Wirtschaft

In Osterspai bei Koblenz ist die niedrige Lärmschutzwand schon im Einsatz. (Foto: Helmut Polster, bildtext.de)

01.12.2017

Hilfe für die Bamberger Innenstadt

Innovationspreis für niedrigen Bahnlärmschutz: Mit 70 Zentimetern den Lärm halbieren

Die niedrige Schallschutzwand KD Plus hat die Jury des Innovationspreises Intelligenz für Verkehr und Logistik überzeugt. Deshalb gab es von der bayerischen Bahntechnik-Initiative CNA für das Bauunternehmen Kassecker aus Waldsassen (Landkreis Tirschenreuth) den Sonderpreis 2017 für herausragende unternehmerische oder wissenschaftliche Leistungen. Die maximal 74 Zentimeter hohe Eisenbahn-Schallschutzwand kann zum Beispiel in Bamberg sinnvoll eingesetzt werden. Erst am vergangenen Dienstagabend befasste sich der Bamberger Stadtrat damit, wie die ICE-Strecke mitten durch die Stadt aussehen soll. Ohne Ergebnis. Was die Ratsmitglieder aber auf keinen Fall wollen: Riesige Lärmschutzwände, wie sie einst die Bahn geplant hatte.

Drei Dezibel (dB) weniger: Klingt nach nicht viel, ist aber eine Halbierung des Lärms. Kein Wunder also, dass die CNA-Juroren jubelten: „Das neuartige Lärmschutzsystem bietet gegenüber herkömmlichen Systemen optimierten Schallschutz bei minimaler Sichtbarriere.“

Fünf Jahre hat es gedauert, bis die Genehmigungsbehörde Eisenbahnbundesamt (EBA) das Signal auf Grün gestellt hat für „KD Plus“ aus Waldsassen. Vor allem aus gekantetem Stahlblech und integrierten Dämmmatten besteht das System. Sein Geheimnis ist aber wohl vor allem der Montageort: Direkt neben den Gleisen wird die Wand aufgestellt, in einem Winkel von 70 Grad, also mit leichter Neigung nach innen. So wird der stärkste Lärm von Zügen abgefangen: Der entsteht nämlich an den Rädern. Normale, bis zu sechs Meter hohe Lärmschutzwände stehen üblicherweise mehrere Meter vom Gleis weg.

Nicht ganz neu


Ganz neu ist KD Plus nicht: Wie schon erwähnt, dauerte die Genehmigung fünf Jahre. Davor, zwischen 2009 und 2011 lief das vom Bund mit 100 Millionen Euro geförderte Projekt „Innovative Maßnahmen zum Erschütterungs-schutz am Fahrweg“ bei der Bahn. Dort wurde das Kassecker-System unter anderem in Osterspai bei Koblenz am Rhein getestet und für ziemlich gut befunden. Beschrieben wird es als „geneigte Stahlkassette auf Stahlbetonfundament und Kragarm“.
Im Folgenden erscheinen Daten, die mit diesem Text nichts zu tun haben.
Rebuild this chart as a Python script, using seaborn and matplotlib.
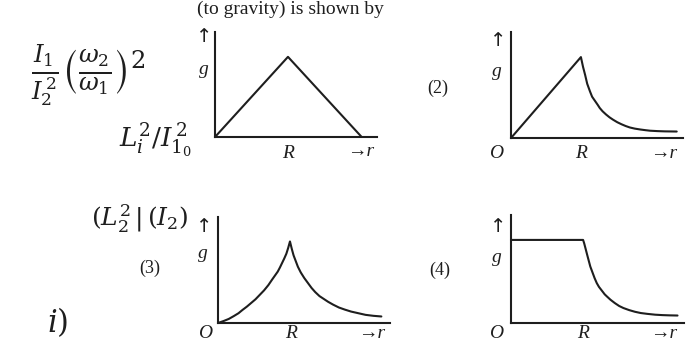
import matplotlib
matplotlib.use("Agg")
import matplotlib.pyplot as plt
import seaborn as sns
import pandas as pd

# ---- data (r in units of R, g in units of peak value) ----
p1_r = [0.0, 1.0, 2.01]
p1_g = [0.0, 1.0, 0.0]

p2_r = [0.0, 1.0, 1.015, 1.03, 1.045, 1.06, 1.09, 1.13, 1.16, 1.20, 1.24, 1.27, 1.31, 1.36, 1.41, 1.46,
        1.52, 1.58, 1.64, 1.70, 1.77, 1.85, 1.92, 1.99, 2.1, 2.2, 2.37]
p2_g = [0.0, 1.0, 0.94, 0.88, 0.83, 0.78, 0.67, 0.575, 0.51, 0.46, 0.41, 0.37, 0.33, 0.29, 0.255, 0.226,
        0.195, 0.17, 0.148, 0.13, 0.116, 0.105, 0.097, 0.09, 0.085, 0.082, 0.08]

p3_r = [0.0, 0.08, 0.15, 0.22, 0.285, 0.34, 0.40, 0.46, 0.52, 0.58, 0.64, 0.70, 0.75, 0.79, 0.83, 0.86,
        0.89, 0.92, 0.95, 0.975, 1.0, 1.025, 1.05, 1.08, 1.11, 1.15, 1.20, 1.25, 1.30, 1.35, 1.41, 1.47,
        1.53, 1.60, 1.68, 1.76, 1.85, 1.95, 2.05, 2.16, 2.27]
p3_g = [0.0, 0.025, 0.05, 0.085, 0.12, 0.16, 0.20, 0.245, 0.29, 0.345, 0.40, 0.465, 0.53, 0.58, 0.63, 0.68,
        0.735, 0.79, 0.85, 0.92, 1.0, 0.91, 0.83, 0.76, 0.69, 0.62, 0.55, 0.49, 0.43, 0.38, 0.33, 0.295,
        0.26, 0.225, 0.19, 0.165, 0.14, 0.12, 0.10, 0.088, 0.08]

p4_r = [0.0, 1.0, 1.015, 1.03, 1.045, 1.06, 1.08, 1.10, 1.13, 1.16, 1.19, 1.22, 1.26, 1.30, 1.33, 1.38,
        1.44, 1.50, 1.56, 1.64, 1.72, 1.80, 1.89, 2.0, 2.1, 2.2, 2.31]
p4_g = [1.0, 1.0, 0.96, 0.91, 0.86, 0.81, 0.745, 0.68, 0.61, 0.54, 0.48, 0.435, 0.39, 0.345, 0.32, 0.28,
        0.24, 0.205, 0.18, 0.155, 0.135, 0.12, 0.11, 0.1, 0.095, 0.092, 0.09]

panel_labels = ["(2)", "(3)", "(4)"]

W, H = 686, 350
fig = plt.figure(figsize=(W / 100, H / 100), dpi=100)
fig.patch.set_facecolor("white")
sns.set_style("white")
plt.rcParams["font.family"] = ["Liberation Serif", "DejaVu Serif"]
plt.rcParams["mathtext.fontset"] = "dejavuserif"

INK = "#1e1e1e"
SERIF = ["Liberation Serif", "DejaVu Serif"]


def fx(px):
    return px / W


def fy(py):
    return 1 - py / H


def txt(px, py, s, size=13, style="italic", family=SERIF):
    fig.text(fx(px), fy(py), s, fontsize=size, style=style, color=INK,
             ha="center", va="center", family=family)


def up_arrow(px, py):
    txt(px, py, "↑", 14, style="normal", family=["DejaVu Sans"])


def panel(r, g, left, base, right, top, rmax, gmax):
    ax = fig.add_axes([fx(left), fy(base), (right - left) / W, (base - top) / H])
    df = pd.DataFrame({"r": r, "g": g})
    sns.lineplot(data=df, x="r", y="g", ax=ax, color=INK, lw=1.5,
                 estimator=None, sort=False)
    for ln in ax.lines:
        ln.set_clip_on(False)
    ax.set_xlim(0, rmax)
    ax.set_ylim(0, gmax)
    ax.set_xticks([])
    ax.set_yticks([])
    ax.set_xlabel("")
    ax.set_ylabel("")
    for s in ["top", "right"]:
        ax.spines[s].set_visible(False)
    for s in ["left", "bottom"]:
        ax.spines[s].set_color(INK)
        ax.spines[s].set_linewidth(1.5)
    ax.patch.set_alpha(0)
    return ax


# panel 1
panel(p1_r, p1_g, 215, 137, 377, 32, 2.22, 1.31)
up_arrow(204, 37)
txt(204, 70, "g", 14)
txt(288, 153, "R", 14)
txt(361, 152, "→r", 14)

# panel 2
panel(p2_r, p2_g, 511, 138, 683, 32, 2.46, 1.31)
up_arrow(498, 40)
txt(497, 72, "g", 14)
txt(496, 153, "O", 14)
txt(581, 153, "R", 14)
txt(664, 153, "→r", 14)
txt(438, 88, panel_labels[0], 13, style="normal")

# panel 3
panel(p3_r, p3_g, 218, 323, 390, 217, 2.39, 1.30)
up_arrow(204, 226)
txt(203, 253, "g", 14)
txt(205, 334, "O", 14)
txt(291, 334, "R", 14)
txt(372, 334, "→r", 14)
txt(150, 268, panel_labels[1], 13, style="normal")

# panel 4
panel(p4_r, p4_g, 511, 323, 684, 215, 2.40, 1.30)
up_arrow(498, 226)
txt(497, 258, "g", 14)
txt(496, 334, "O", 14)
txt(583, 334, "R", 14)
txt(664, 334, "→r", 14)
txt(440, 270, panel_labels[2], 13, style="normal")

# header (near the top edge, as in the scan)
txt(290, 9, "(to gravity) is shown by", 14, style="normal")

# handwritten notes
fig.text(fx(88), fy(75), r"$\frac{I_1}{I_2^{\,2}}\left(\frac{\omega_2}{\omega_1}\right)^2$",
         fontsize=25, color=INK, ha="center", va="center")
fig.text(fx(155), fy(140), r"$L_i^2/I_{1_0}^{\,2}$", fontsize=19, color=INK,
         ha="center", va="center")
fig.text(fx(140), fy(218), r"$(L_2^2\,|\,(I_2)$", fontsize=18, color=INK,
         ha="center", va="center")
fig.text(fx(58), fy(322), r"$i)$", fontsize=22, color=INK, ha="center", va="center")

fig.savefig("out.png", dpi=100, facecolor="white")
Nun, fast sechs Jahre später und neben der CNA-Auszeichnung mit der „Zulassung für niedrige Schallschutzwände“ des EBA vom 23. März 2016 in der Tasche, ist Kassecker-Prokurist Josef Andritzky auf der Suche nach Kunden. Die Welterbestadt Bamberg, gerade mal 126 Kilometer von Waldsassen entfernt, hat seit Jahrzehnten einen wunden Punkt: Das „Verkehrsprojekt Deutsche Einheit Nr. 8“ (VDE8). Ohne Halt sollen bald ICE-Züge mitten durch die Domstadt rasen, damit die Fahrgäste in weniger als vier Stunden von München nach Berlin gelangen. Besonders laut aber sind die vielen Güterzüge, die durch Bamberg fahren.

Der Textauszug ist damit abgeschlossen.